About 62,500 tons of plastics ended up in the landfill in Rhode Island in 2015, according to Krystal Noiseaux, the former education and outreach manager at Rhode Island Resource Recovery.  Half of it could have been recycled through one of the state’s recycling programs.

Not doing so has significant implications.

Because plastics do not biodegrade, the growing quantities of plastics that end up in the landfill have serious ramifications on the life expectancy of Rhode Island’s Central Landfill. At the current rate of trash being landfilled in the state, the landfill is expected to run out of space in 2034. And while there is a planning process under way to determine how to address future waste disposal needs, there is little space available to expand the landfill at the current site.

“No other city or town is jumping to be the next home of a landfill,” Noiseaux said. “We’re prohibited by law from operating any waste-to-energy facility.
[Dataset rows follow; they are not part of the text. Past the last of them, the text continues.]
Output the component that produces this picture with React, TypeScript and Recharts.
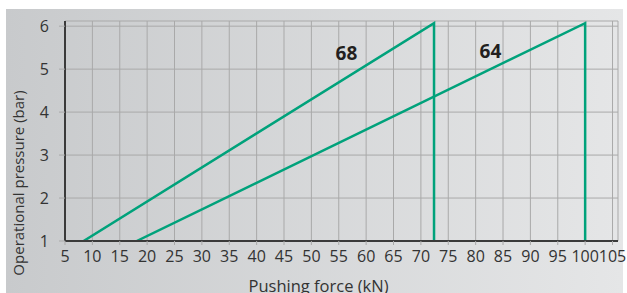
import React from "react";
import { LineChart, Line, XAxis, YAxis, CartesianGrid, ReferenceDot, Label } from "recharts";

const xTicks = [5, 10, 15, 20, 25, 30, 35, 40, 45, 50, 55, 60, 65, 70, 75, 80, 85, 90, 95, 100, 105];
const yTicks = [1, 2, 3, 4, 5, 6];

const series68 = [
  { x: 8.4, y: 1 },
  { x: 72.4, y: 6.07 },
  { x: 72.4, y: 1 },
];
const series64 = [
  { x: 18.1, y: 1 },
  { x: 100, y: 6.07 },
  { x: 100, y: 1 },
];
const seriesLabels = [
  { name: "68", x: 56.4, y: 5.37 },
  { name: "64", x: 82.7, y: 5.42 },
];

const xTitle = "Pushing force (kN)";
const yTitle = "Operational pressure (bar)";

const FONT = "'Open Sans', 'Noto Sans', sans-serif";
const GREEN = "#00a27b";
const TEXT = "#333333";
const TICK_SIZE = 16;

const XTick = (props: any) => {
  const { x, y, payload } = props;
  return (
    <text x={x} y={y + 17} textAnchor="middle" fontSize={TICK_SIZE} fontFamily={FONT} fill={TEXT}>
      {payload.value}
    </text>
  );
};

const YTick = (props: any) => {
  const { x, y, payload } = props;
  return (
    <text x={x} y={y} textAnchor="end" dominantBaseline="central" fontSize={TICK_SIZE} fontFamily={FONT} fill={TEXT}>
      {payload.value}
    </text>
  );
};

const YTitle = (props: any) => {
  const vb = props.viewBox || {};
  const cx = vb.x + 18;
  const cy = vb.y + vb.height / 2 + 52;
  return (
    <text
      x={cx}
      y={cy}
      transform={`rotate(-90, ${cx}, ${cy})`}
      textAnchor="middle"
      dominantBaseline="central"
      fontSize={15}
      fontFamily={FONT}
      fill={TEXT}
    >
      {yTitle}
    </text>
  );
};

export default function App() {
  return (
    <div style={{ position: "absolute", left: 0, top: 0, width: 627, height: 293, background: "#ffffff" }}>
      <div
        style={{
          position: "absolute",
          left: 6,
          top: 9,
          width: 617,
          height: 284,
          background: "linear-gradient(to right, #c8cacc, #e5e6e7)",
        }}
      />
      <div style={{ position: "absolute", left: 0, top: 0 }}>
        <LineChart
          width={627}
          height={293}
          margin={{ top: 21, right: 9, left: 0, bottom: 0 }}
        >
          <CartesianGrid stroke="#a9a9a9" strokeWidth={1} />
          <XAxis
            type="number"
            dataKey="x"
            domain={[5, 106]}
            ticks={xTicks}
            interval={0}
            allowDataOverflow
            height={52}
            tickSize={4}
            tickMargin={0}
            tickLine={{ stroke: "#a9a9a9" }}
            axisLine={{ stroke: "#3a3a3a", strokeWidth: 2 }}
            tick={<XTick />}
          >
            <Label value={xTitle} position="insideBottom" offset={1} dx={-23} fontSize={16.5} fontFamily={FONT} fill={TEXT} />
          </XAxis>
          <YAxis
            type="number"
            dataKey="y"
            domain={[1, 6.12]}
            ticks={yTicks}
            interval={0}
            allowDataOverflow
            width={65}
            tickSize={6}
            tickMargin={10}
            tickLine={{ stroke: "#a9a9a9" }}
            axisLine={{ stroke: "#3a3a3a", strokeWidth: 2 }}
            tick={<YTick />}
          >
            <Label content={<YTitle />} />
          </YAxis>
          <Line
            data={series68}
            dataKey="y"
            type="linear"
            stroke={GREEN}
            strokeWidth={2.5}
            dot={false}
            isAnimationActive={false}
          />
          <Line
            data={series64}
            dataKey="y"
            type="linear"
            stroke={GREEN}
            strokeWidth={2.5}
            dot={false}
            isAnimationActive={false}
          />
          {seriesLabels.map((s) => (
            <ReferenceDot
              key={s.name}
              x={s.x}
              y={s.y}
              r={0}
              fill="none"
              stroke="none"
              label={{
                value: s.name,
                position: "center",
                fontSize: 19,
                fontWeight: 700,
                fontFamily: FONT,
                fill: "#231f20",
              }}
            />
          ))}
        </LineChart>
      </div>
    </div>
  );
}
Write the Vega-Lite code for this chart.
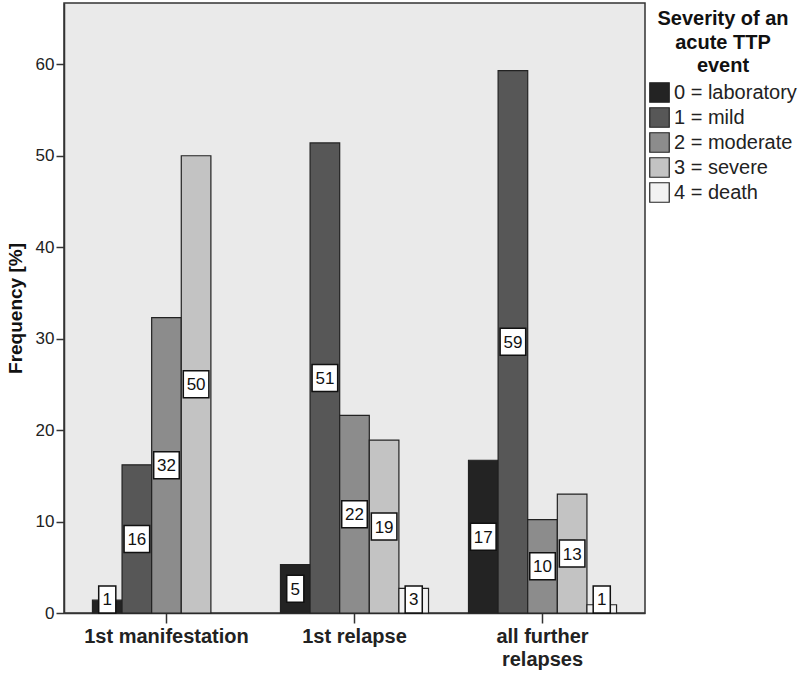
{
  "$schema": "https://vega.github.io/schema/vega-lite/v6.json",
  "width": 581,
  "height": 610,
  "autosize": "none",
  "padding": {"left": 64, "top": 3, "right": 155, "bottom": 62},
  "background": "white",
  "config": {
    "font": "Liberation Sans",
    "view": {"stroke": "#333333", "strokeWidth": 1.5, "fill": "#eaeaea"},
    "axisY": {
      "grid": false,
      "tickSize": 8,
      "tickColor": "#333333",
      "tickWidth": 1.5,
      "domainColor": "#333333",
      "domainWidth": 1.5,
      "labelFontSize": 17,
      "labelColor": "#222222",
      "labelPadding": 2,
      "titleFontSize": 19,
      "titleFontWeight": "bold",
      "titleColor": "#111111",
      "titlePadding": 10
    }
  },
  "data": {
    "values": [
      {"event": "1st manifestation", "sev": "0 = laboratory", "v": 1.4, "lab": "1"},
      {"event": "1st manifestation", "sev": "1 = mild", "v": 16.2, "lab": "16"},
      {"event": "1st manifestation", "sev": "2 = moderate", "v": 32.3, "lab": "32"},
      {"event": "1st manifestation", "sev": "3 = severe", "v": 50.0, "lab": "50"},
      {"event": "1st relapse", "sev": "0 = laboratory", "v": 5.3, "lab": "5"},
      {"event": "1st relapse", "sev": "1 = mild", "v": 51.4, "lab": "51"},
      {"event": "1st relapse", "sev": "2 = moderate", "v": 21.6, "lab": "22"},
      {"event": "1st relapse", "sev": "3 = severe", "v": 18.9, "lab": "19"},
      {"event": "1st relapse", "sev": "4 = death", "v": 2.7, "lab": "3"},
      {"event": "all further relapses", "sev": "0 = laboratory", "v": 16.7, "lab": "17"},
      {"event": "all further relapses", "sev": "1 = mild", "v": 59.3, "lab": "59"},
      {"event": "all further relapses", "sev": "2 = moderate", "v": 10.2, "lab": "10"},
      {"event": "all further relapses", "sev": "3 = severe", "v": 13.0, "lab": "13"},
      {"event": "all further relapses", "sev": "4 = death", "v": 0.9, "lab": "1"}
    ]
  },
  "encoding": {
    "x": {
      "field": "event",
      "type": "nominal",
      "sort": ["1st manifestation", "1st relapse", "all further relapses"],
      "scale": {"paddingInner": 0, "paddingOuter": 0.045},
      "title": null,
      "axis": {
        "labelAngle": 0,
        "labelFontSize": 20,
        "labelFontWeight": "bold",
        "labelColor": "#222222",
        "labelPadding": 3,
        "labelLineHeight": 23,
        "labelExpr": "datum.label == 'all further relapses' ? ['all further', 'relapses'] : datum.label",
        "tickSize": 10,
        "tickColor": "#333333",
        "tickWidth": 1.5,
        "domainColor": "#333333",
        "domainWidth": 1.5,
        "grid": false
      }
    },
    "xOffset": {
      "field": "sev",
      "type": "nominal",
      "scale": {
        "domain": ["0 = laboratory", "1 = mild", "2 = moderate", "3 = severe", "4 = death"],
        "paddingInner": 0,
        "paddingOuter": 0.675
      }
    }
  },
  "layer": [
    {
      "mark": {"type": "bar", "stroke": "#222222", "strokeWidth": 1.2},
      "encoding": {
        "y": {
          "field": "v",
          "type": "quantitative",
          "scale": {"domain": [0, 66.7], "nice": false},
          "title": "Frequency [%]",
          "axis": {"values": [0, 10, 20, 30, 40, 50, 60]}
        },
        "color": {
          "field": "sev",
          "type": "nominal",
          "scale": {
            "domain": ["0 = laboratory", "1 = mild", "2 = moderate", "3 = severe", "4 = death"],
            "range": ["#232323", "#575757", "#8c8c8c", "#c3c3c3", "#f2f2f2"]
          },
          "legend": {
            "title": ["Severity of an", "acute TTP", "event"],
            "orient": "none",
            "legendX": 585,
            "legendY": 6,
            "titleFontSize": 20,
            "titleFontWeight": "bold",
            "titleColor": "#111111",
            "titleAnchor": "middle",
            "titleAlign": "center",
            "titleLineHeight": 23.5,
            "titlePadding": 6,
            "labelFontSize": 20,
            "labelColor": "#222222",
            "labelOffset": 4,
            "symbolType": "square",
            "symbolSize": 380,
            "symbolStrokeColor": "#222222",
            "symbolStrokeWidth": 1.2,
            "symbolOpacity": 1,
            "rowPadding": 0
          }
        }
      }
    },
    {
      "transform": [{"calculate": "max(datum.v / 2, 1.48)", "as": "ly"}],
      "mark": {
        "type": "point",
        "filled": true,
        "fill": "white",
        "stroke": "#111111",
        "strokeWidth": 1.5,
        "opacity": 1,
        "size": 324
      },
      "encoding": {
        "y": {"field": "ly", "type": "quantitative", "scale": {"domain": [0, 66.7], "nice": false}, "title": "Frequency [%]", "axis": {"values": [0, 10, 20, 30, 40, 50, 60]}},
        "shape": {
          "condition": {"test": "length(datum.lab) > 1", "value": "M-1.42,-1.5L1.42,-1.5L1.42,1.5L-1.42,1.5Z"},
          "value": "M-0.95,-1.5L0.95,-1.5L0.95,1.5L-0.95,1.5Z"
        }
      }
    },
    {
      "transform": [{"calculate": "max(datum.v / 2, 1.48)", "as": "ly"}],
      "mark": {"type": "text", "fontSize": 17, "baseline": "middle", "align": "center", "color": "#111111", "dy": 1},
      "encoding": {
        "y": {"field": "ly", "type": "quantitative", "scale": {"domain": [0, 66.7], "nice": false}, "title": "Frequency [%]", "axis": {"values": [0, 10, 20, 30, 40, 50, 60]}},
        "text": {"field": "lab"}
      }
    }
  ]
}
Other states are putting trash on rail and sending it to the South or Midwest where there is plenty of space, but getting it there is going to be more costly for Rhode Islanders.”

To address some of these issues, some companies are now making products that they claim are compostable or biodegradable, like utensils and plates, but most are designed to be composted in commercial compost facilities, not in backyard compost bins.

“They’re not biodegradable in the way that people imagine once they’re buried in a landfill,” said Noiseaux. “The thought that these things are going to magically biodegrade in the trash isn’t accurate. There isn’t a recycling program for compostable utensils, so it’s going to the trash. And small odds and ends like that have a tendency, between your house and its final burial, to end up in the environment as litter.”

Audubon has been making great strides in reducing its use of plastics and increasing its recycling rate in its daily operations. It has paid particular attention to eliminating single-use plastics at its major events, which hasn’t been easy, considering the popularity of the events and the complexity of meeting the expectations of those in attendance.

During Raptor Weekend, for instance, which attracts over 2,000 people annually, Audubon used to sell about 600 plastic bottles of water each year. Now, in an effort to reduce the event’s carbon footprint, Audubon sells none. Instead, attendees purchase 25-cent compostable cups that they fill at a large water cooler donated by Crystal Springs. Other beverages are available in cans or bottles that are more easily and more completely recycled than plastic bottles. Plastic straws are no longer available at the event either, though reusable metal straws may be purchased in the gift shop.